I have one final analysis, by request. I split the sample into two groups, one that scored above the median on hypercompetitiveness and one that scored below. Then I did the same thing for healthy competitive attitudes. This gave me four quadrants after I crossed the two variables: low HYP/low HEA, low HYP/high HEA, high HYP/low HEA, and high HYP/high HEA. Do these groupings vary by their positive and negative affect?

Somewhat. As you might recall, most of the variance I could account for in positive emotions was related to healthy competitive attitudes, whereas most of the variance I could explain in negative emotions was related to hypercompetitiveness. In my quadrant analysis, I found that the highest scoring group in positive affect was high HYP/high HEA, but low HYP/high HEA was right there with them, with a trivial and nonsignificant difference of .03 on my scale.

The highest scoring quadrant on negative emotion was, unsurprisingly, high HYP/low HEA which showed a mean of 2.13 out of 5 on the scale. That's still pretty low because on average (fortunately) participants were low on negative affect. The most resilient, lowest scoring quadrant on negative emotion was low HYP/high HEA, which had a mean of 1.80.

So there you have it. A couple more reasons to nurture an attitude of healthy competitive spirit based on doing one's best and developing one's skills and interests, rather than a focus on winning as the only important thing.
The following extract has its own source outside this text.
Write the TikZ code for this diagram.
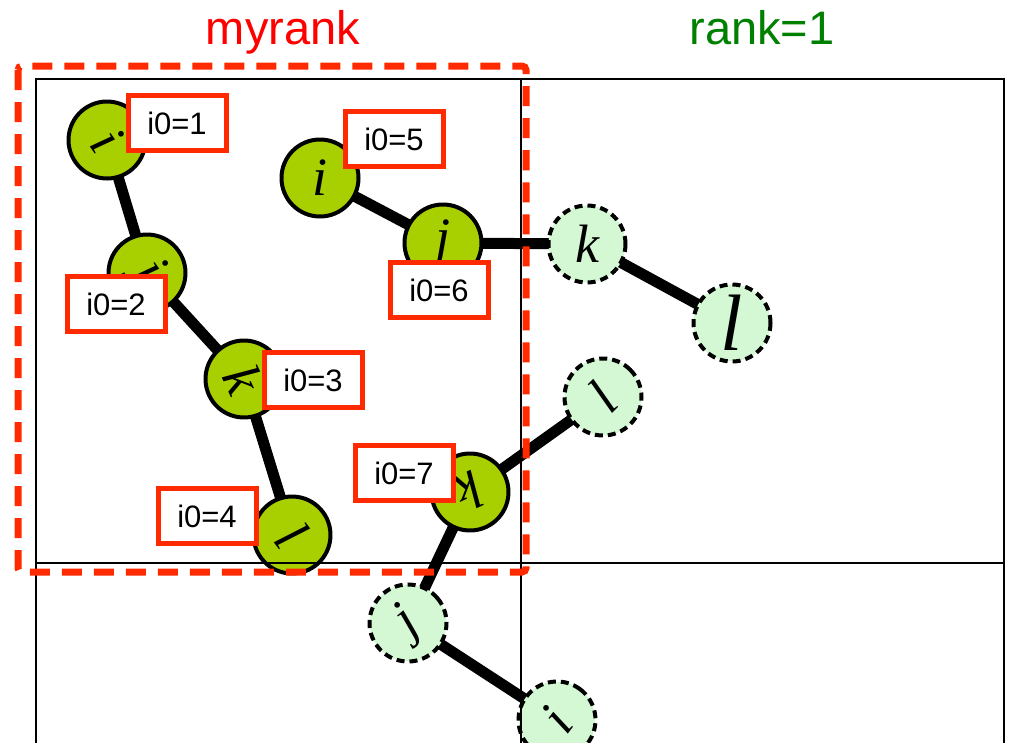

I'm currently preparing an experimental investigation of this with a couple of my students. We plan to have our participants play a short game in the lab and see how winning and losing affects their emotional state and their attitudes toward the game. Of course, we will also look at their competitive orientations to see if that plays a role. I might report the results here, but it won't be any time soon (and see Note 4 below).


1. The concept of hypercompetitiveness as a neurotic need to win at any cost is originally from Karen Horney. The metrics used to measure hypercompetitiveness and personal development competitiveness were developed by my mentor, Richard Ryckman.
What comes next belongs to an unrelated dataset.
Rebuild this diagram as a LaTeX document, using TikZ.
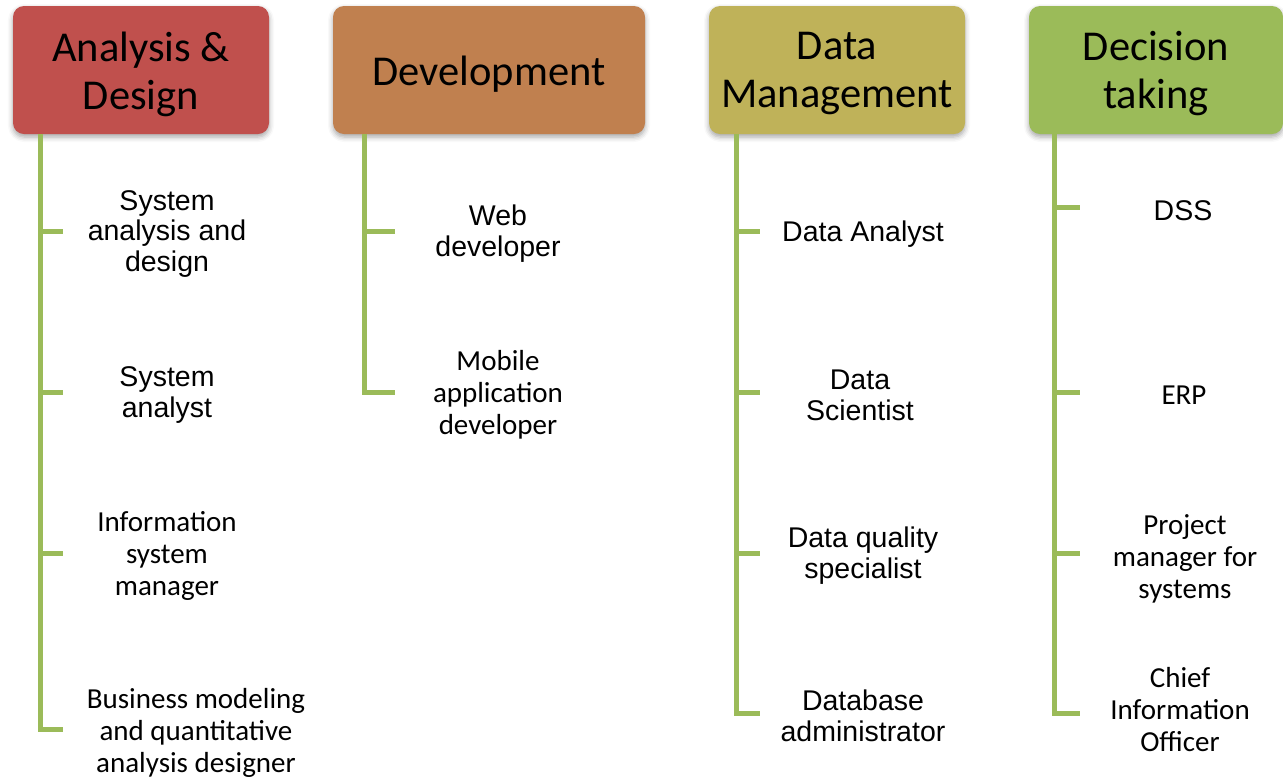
\documentclass[tikz,border=0pt]{standalone}
\usepackage{fontspec}
\usetikzlibrary{shadows.blur}
\newfontfamily\arialf{Liberation Sans}
\newfontfamily\calf{Carlito}
\definecolor{hred}{HTML}{C0504D}
\definecolor{horange}{HTML}{C0804F}
\definecolor{hyellow}{HTML}{BFB259}
\definecolor{hgreen}{HTML}{9BBB59}
\tikzset{
  header/.style={rounded corners=11pt, minimum height=128pt, inner sep=0pt,
    blur shadow={shadow xshift=0pt, shadow yshift=-3pt, shadow blur radius=5pt, shadow opacity=35}},
  htext/.style={align=center, inner sep=0pt, font=\calf\fontsize{42.5}{48}\selectfont, text=black},
  ar/.style={align=center, inner sep=0pt, yshift=-3pt, font=\arialf\fontsize{28.5}{31}\selectfont},
  ca/.style={align=center, inner sep=0pt, yshift=-3pt, font=\calf\fontsize{29}{32}\selectfont},
  branch/.style={draw=hgreen, line width=5pt}
}
\begin{document}
\begin{tikzpicture}[x=1pt,y=-1pt]
\useasboundingbox (0,0) rectangle (1283,780);
% headers
\node[header, fill=hred, minimum width=256pt] (h1) at (141,70) {};
\node[header, fill=horange, minimum width=312pt] (h2) at (489,70) {};
\node[header, fill=hyellow, minimum width=256pt] (h3) at (837,70) {};
\node[header, fill=hgreen, minimum width=254pt] (h4) at (1156,70) {};
\node[htext] (h1t) at (141,74) {Analysis \&\\Design};
\node[htext] (h2t) at (489,74) {Development};
\node[htext] (h3t) at (837,74) {Data\\Management};
\node[htext] (h4t) at (1156,74) {Decision\\taking};
% children
\node[ar] (c11) at (167,231) {System\\analysis and\\design};
\node[ar] (c12) at (167,392) {System\\analyst};
\node[ca] (c13) at (167,553) {Information\\system\\manager};
\node[ca] (c14) at (196,730) {Business modeling\\and quantitative\\analysis designer};
\node[ar] (c21) at (498,231) {Web\\developer};
\node[ca] (c22) at (498,392) {Mobile\\application\\developer};
\node[ar] (c31) at (863,231) {Data Analyst};
\node[ar] (c32) at (860,392) {Data\\Scientist};
\node[ar] (c33) at (863,553) {Data quality\\specialist};
\node[ar] (c34) at (863,713) {Database\\administrator};
\node[ar] (c41) at (1183,208) {DSS};
\node[ca] (c42) at (1184,392) {ERP};
\node[ca] (c43) at (1185,556) {Project\\manager for\\systems};
\node[ca] (c44) at (1180,707) {Chief\\Information\\Officer};
% spine tops and tick ends
\coordinate (s1) at (40,134);
\coordinate (t11) at (63,231);
\coordinate (t12) at (63,392);
\coordinate (t13) at (63,553);
\coordinate (t14) at (63,729);
\coordinate (s2) at (364,134);
\coordinate (t21) at (395,231);
\coordinate (t22) at (395,392);
\coordinate (s3) at (736,134);
\coordinate (t31) at (760,231);
\coordinate (t32) at (760,392);
\coordinate (t33) at (760,553);
\coordinate (t34) at (760,713);
\coordinate (s4) at (1054,134);
\coordinate (t41) at (1080,207);
\coordinate (t42) at (1080,392);
\coordinate (t43) at (1080,553);
\coordinate (t44) at (1080,713);
% connectors
\draw[branch] (s1) |- (t14);
\draw[branch] (s1 |- t11) -- (t11);
\draw[branch] (s1 |- t12) -- (t12);
\draw[branch] (s1 |- t13) -- (t13);
\draw[branch] (s2) |- (t22);
\draw[branch] (s2 |- t21) -- (t21);
\draw[branch] (s3) |- (t34);
\draw[branch] (s3 |- t31) -- (t31);
\draw[branch] (s3 |- t32) -- (t32);
\draw[branch] (s3 |- t33) -- (t33);
\draw[branch] (s4) |- (t44);
\draw[branch] (s4 |- t41) -- (t41);
\draw[branch] (s4 |- t42) -- (t42);
\draw[branch] (s4 |- t43) -- (t43);
\end{tikzpicture}
\end{document}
2. Like most psychologists, I tend to equate the words, "affect" and "emotion" and use them interchangeably. I apologize for any confusion about that.

3. My institutional affiliation is Southwest Minnesota State University. These studies have been reviewed and approved by the SMSU IRB as well as by the admins here at BGG.

4. This is my final blog post, though I reserve the right to change my mind. Thank you, everyone, for reading.